Over the years, Peter and I have done a lot of thinking in Costa Coffee shops and Pubs. Game plans,
Christmas present lists, career moves and bullshit have all been discussed either before or during
Guinness or the inevitable Costa coffee that follows such detailed discussions. We often compose
letters of advice to powers that be in the RFU on what they are doing wrong and how they need to
play. We even go through the trouble of selecting their team for them. Alas, no responses. Indeed,
the CIA and British Security Services should give up trying to intercept everyone’s emails, just bug
every Costa Coffee shop and they’d find out what is REALLY happening.
And so, in Costa Coffee Malton, North Yorkshire (where we were now living) Peter and I discussed
over a two medium lattes (“for here but can you put them in take away cups” because those thick
glass mugs always look like they need a good clean) putting together a social rugby team to play a
few games each year, raise some money for charity and have a laugh, always remembering Dick
Waterson and his wonderful warm personality.
The East Anglian Exiles were born.

But Why Afghanistan?
I’m going to let Dad take this one. It makes him feel important.
I am not here to moralise about the war, the loss of life was enormous and every soldier or civilian
contractor who lost their life or were injured was one too many. I spent a lot of time in-country
working with Afghans trying to make a living in a war torn country.
Additionally, thousands of Afghan civilians were ‘collateral’ damage and killed or maimed in bomb
attacks (IEDs) or misguided ‘friendly fire’. There is no NHS and no life insurance. Many families lost
their main source of income. There isn’t a lot of press cover over these losses or the impact.
Whilst the extended family would look after the family as is then Afghan way, frequently the loss of
the main bread winner resulted in children having to leave school to work earlier than usual and a
retrospective step in social progress.
Rugby is about respect. Players and fans are encouraged to play a fair game and to respect both the
officials and the players. Mini rugby amongst children is a great way for them to exercise but also to
build up team work and develop life skills.
Through my contacts I met Asad Ziar, the CEO of the fledgling Afghanistan Rugby Federation and the
idea to play an amateur game between a local team and the Exiles was born.

The First Exile Game.
I’ll take this one Dad. You have a rest. I know how hard it is typing with just your index fingers.
Going back to the birth of the Exiles, over our Costa Lattes (in to go cups…) we scribbled a team
sheet of a ‘Dream Team’ of players from our old club, Woodbridge RUFC, that over the years both
Dad and I had played alongside and that had also played alongside Dick. The idea of an inaugural
game against Woodbridge RUFC second team (known as the Saxons) took hold.

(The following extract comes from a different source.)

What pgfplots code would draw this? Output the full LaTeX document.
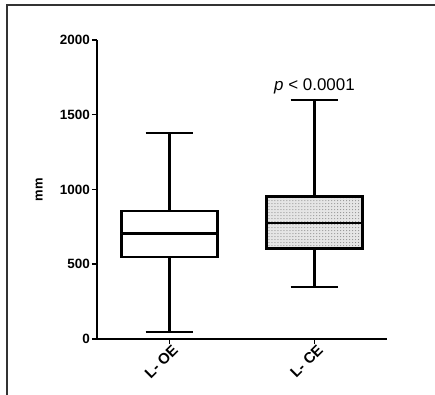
\documentclass[border=0pt]{standalone}
\usepackage{pgfplots}
\pgfplotsset{compat=1.18}
\usepgfplotslibrary{statistics}
\usetikzlibrary{patterns}
\usepackage{fontspec}
\setmainfont{Liberation Sans}
\begin{document}
\begin{tikzpicture}
\useasboundingbox (0bp,0bp) rectangle (435bp,395bp);
\fill[white] (0bp,0bp) rectangle (435bp,395bp);
\draw[line width=1.6bp, black!80] (7bp,0bp) -- (7bp,390bp) -- (435bp,390bp);
\begin{axis}[
  at={(97bp,56bp)}, anchor=south west,
  scale only axis,
  width=290bp, height=299bp,
  xmin=-0.5, xmax=1.5,
  ymin=0, ymax=2000,
  axis x line*=bottom, axis y line*=left,
  axis line style={line width=1.5bp, -},
  xtick={0,1},
  xticklabels={L- OE, L- CE},
  ytick={0,500,1000,1500,2000},
  tick style={line width=1.5bp, black},
  tick align=outside,
  major tick length=5bp,
  x tick label style={rotate=45, anchor=north east, font=\fontsize{15}{17}\selectfont\bfseries, inner sep=1bp, xshift=3bp},
  y tick label style={font=\fontsize{13.5}{15}\selectfont\bfseries, inner sep=2bp},
  /pgf/number format/assume math mode=true,
  /pgf/number format/set thousands separator={},
  ylabel={mm},
  ylabel style={font=\fontsize{13}{15}\selectfont\bfseries, at={(axis description cs:-0.175,0.5)}},
  clip=false,
  boxplot/draw direction=y,
  boxplot/box extend=0.66,
  boxplot/draw/lower whisker/.code={
    \draw[line width=2.4bp] (boxplot box cs:\pgfplotsboxplotvalue{lower quartile},0.5)
      -- (boxplot box cs:\pgfplotsboxplotvalue{lower whisker},0.5);
    \draw[line width=2.4bp] (boxplot box cs:\pgfplotsboxplotvalue{lower whisker},0.25)
      -- (boxplot box cs:\pgfplotsboxplotvalue{lower whisker},0.75);
  },
  boxplot/draw/upper whisker/.code={
    \draw[line width=2.4bp] (boxplot box cs:\pgfplotsboxplotvalue{upper quartile},0.5)
      -- (boxplot box cs:\pgfplotsboxplotvalue{upper whisker},0.5);
    \draw[line width=2.4bp] (boxplot box cs:\pgfplotsboxplotvalue{upper whisker},0.25)
      -- (boxplot box cs:\pgfplotsboxplotvalue{upper whisker},0.75);
  },
]
\addplot+[boxplot prepared={draw position=0, lower whisker=45, lower quartile=550, median=707, upper quartile=856, upper whisker=1376},
  draw=black, line width=2.4bp, fill=white, mark=none, solid] coordinates {};
\addplot+[boxplot prepared={draw position=1, lower whisker=346, lower quartile=604, median=774, upper quartile=952, upper whisker=1599,
    every box/.style={draw=black, line width=2.6bp, fill=black!10, postaction={pattern=dots, pattern color=black!55}}},
  draw=black, line width=2.4bp, fill=black!10, mark=none, solid] coordinates {};
\node[font=\fontsize{17}{19}\selectfont, anchor=base] at (axis cs:1,1665) {\textit{p} < 0.0001};
\end{axis}
\end{tikzpicture}
\end{document}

Unfortunately, a lot of the team selected still played and would most likely be playing for the Saxons.
So we knew the players left would be, shall we say, experienced and probably still need to treat their
boots. Then we remembered the group of players that, sadly, many clubs depend on to stay above
drop zones. Students! Written on the back of a receipt, we selected 18 players. By the time we
finished our last sip of our Latte, we had sent our emails, organised the game for the start of
September to coincide with the First team’s first home game, and still had time to get the groceries
we had be sent out to get.
The Friday before the game, we all met at the local rugby pub in Woodbridge, Ye Olde Bell and
Steelyard, to talk tactics, lineouts, strategies, and partake in one or two beverages. This has now
turned into an Exile tradition despite our better judgement and the unavoidable morning that
follows. We drummed up some support from the locals who promised to come down and watch,
helped secured the pubs future for another 3 years after drinking them out of Guinness, and went to
bed for a nice early night like the true athletes we are.

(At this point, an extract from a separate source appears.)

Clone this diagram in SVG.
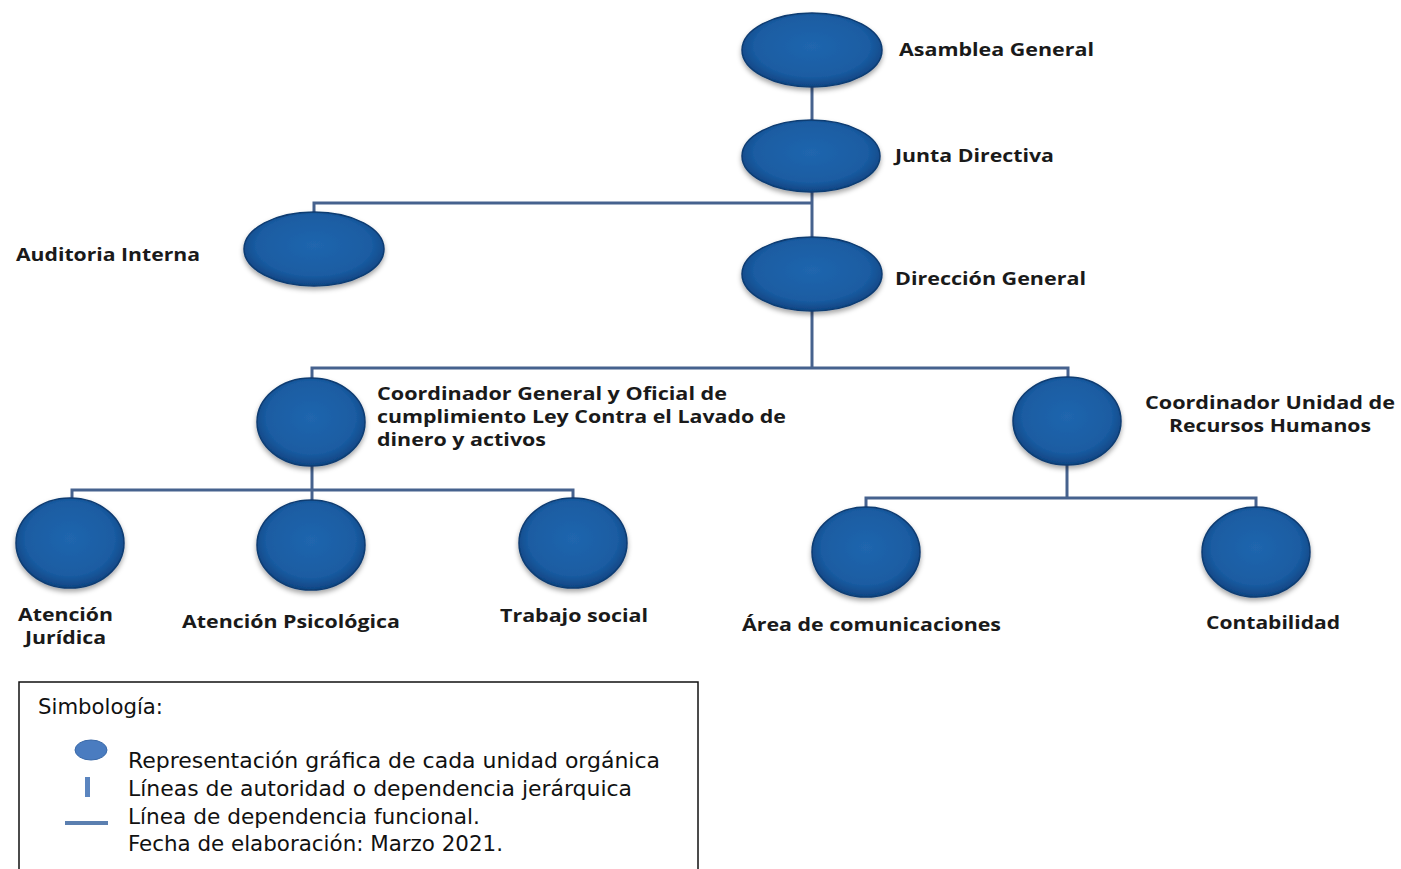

The next morning we rose, some feeling better than others, and went for a, you guessed it, Costa
coffee. After some more tactic talk, we headed over to Woodbridge Rugby Club and began our
other, soon to be, Exile tradition: The Exile Warm Up. I’ll let Dad go into detail on this one. He is
really the leader of the warmup.
Traditional ‘touring team’ warm ups consist of trying not to be sick and after a quick attempt at
touching your toes finishes with all the Forwards trying to kick ‘drop goals’ or pretend conversions
from acute angles. All amateur teams have a (several) forward who thinks he is Zinzan Brooke or in
the case of the Exiles – Mal Gregory.
So the game kicked off and everyone had fun. There was some true Champaign/Guinness rugby
played and at various points we had more watching our game than the first team. There are only a
few moments in the game that I really remember: The look Dad gave me after I didn’t pass him the
ball; The look Dad game me after I did pass him the ball, just above his head and The first Exile try
scored by Josh Kimber. However, the best memory I have is halfway through the second half. I just
took a moment to stop and look at everyone. I looked at our players, the Woodbridge players, those
on the touch line watching, and noticed one commonality: Smiles. Everyone was smiling, everyone
was having a great time, and everyone was loving the game of rugby. I imagine, up there above us
somewhere, Dick Waterson was also smiling. I looked at Dad and he looked back at me and we
smiled. We both realised something. We both realised that we had done something special. What
we didn’t realise was just how special it really was.